§ Available data
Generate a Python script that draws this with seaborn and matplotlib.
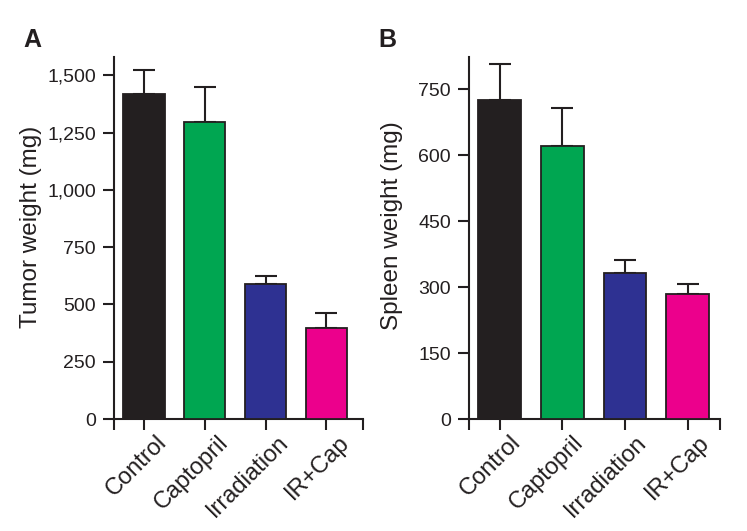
import numpy as np
import pandas as pd
import seaborn as sns
import matplotlib.pyplot as plt
from matplotlib.ticker import FuncFormatter
from matplotlib.transforms import ScaledTranslation

# Dados
grupos = ['Control', 'Captopril', 'Irradiation', 'IR+Cap']
cores = ['#231F20', '#00A651', '#2E3192', '#EC008C']

tumor_media = [1418, 1296, 589, 397]
tumor_erro = [104, 154, 36, 67]

baco_media = [725, 622, 333, 284]
baco_erro = [82, 87, 30, 24]

sns.set_style('ticks')
plt.rcParams['font.family'] = ['Liberation Sans', 'DejaVu Sans']

fig = plt.figure(figsize=(7.47, 5.31), dpi=100)


def painel(ax, medias, erros, ylim, yticks, ylabel, xlim, label_xy, desloc):
    df = pd.DataFrame({'grupo': grupos, 'valor': medias})
    sns.barplot(data=df, x='grupo', y='valor', hue='grupo', palette=cores,
                width=0.68, saturation=1, edgecolor='#231F20', linewidth=1.3,
                legend=False, ax=ax, zorder=3)
    pos = np.arange(len(grupos))
    ax.errorbar(pos, medias, yerr=[np.zeros(len(erros)), erros], fmt='none',
                ecolor='#231F20', elinewidth=1.5, capsize=8, capthick=1.5, zorder=2)
    ax.set_ylim(*ylim)
    ax.set_xlim(*xlim)
    ax.set_yticks(yticks)
    ax.yaxis.set_major_formatter(FuncFormatter(lambda v, p: f'{v:,.0f}'))
    ax.set_xticks(pos)
    ax.set_xticks(list(xlim), minor=True)
    ax.set_xlabel('')
    ax.set_ylabel(ylabel, fontsize=17.5, color='#231F20')
    ax.yaxis.set_label_coords(*label_xy)
    ax.tick_params(axis='both', which='both', length=8, width=1.5,
                   color='#231F20', labelcolor='#231F20')
    ax.tick_params(axis='y', labelsize=14, pad=5)
    ax.tick_params(axis='x', pad=1)
    ax.set_xticklabels(grupos, rotation=45, ha='right', va='top',
                       rotation_mode='anchor', fontsize=17)
    # deslocar rótulos um pouco para a direita, como no original
    for lbl in ax.get_xticklabels():
        lbl.set_transform(lbl.get_transform() + ScaledTranslation(desloc / 100, 0, fig.dpi_scale_trans))
    for s in ['left', 'bottom']:
        ax.spines[s].set_linewidth(1.5)
        ax.spines[s].set_color('#231F20')
    sns.despine(ax=ax)


axA = fig.add_axes([0.1526, 0.2109, 0.3333, 0.6818])
painel(axA, tumor_media, tumor_erro, (0, 1580), [0, 250, 500, 750, 1000, 1250, 1500],
       'Tumor weight (mg)', (-0.49, 3.6), (-0.289, 0.530), 12)

axB = fig.add_axes([0.628, 0.2109, 0.3356, 0.6818])
painel(axB, baco_media, baco_erro, (0, 824), [0, 150, 300, 450, 600, 750],
       'Spleen weight (mg)', (-0.485, 3.51), (-0.264, 0.534), 10)

fig.text(0.031, 0.948, 'A', fontsize=18, fontweight='bold', va='top', color='#231F20')
fig.text(0.507, 0.948, 'B', fontsize=18, fontweight='bold', va='top', color='#231F20')

plt.savefig('out.png', dpi=100)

§ Short exercise
Restate the material word for word from its first line through the line containing "fig = plt.figure(figsize=(7.47, 5.31), dpi=100)", both included; the pictures do not belong in it.

§ Response
Generate a Python script that draws this with seaborn and matplotlib.
import numpy as np
import pandas as pd
import seaborn as sns
import matplotlib.pyplot as plt
from matplotlib.ticker import FuncFormatter
from matplotlib.transforms import ScaledTranslation

# Dados
grupos = ['Control', 'Captopril', 'Irradiation', 'IR+Cap']
cores = ['#231F20', '#00A651', '#2E3192', '#EC008C']

tumor_media = [1418, 1296, 589, 397]
tumor_erro = [104, 154, 36, 67]

baco_media = [725, 622, 333, 284]
baco_erro = [82, 87, 30, 24]

sns.set_style('ticks')
plt.rcParams['font.family'] = ['Liberation Sans', 'DejaVu Sans']

fig = plt.figure(figsize=(7.47, 5.31), dpi=100)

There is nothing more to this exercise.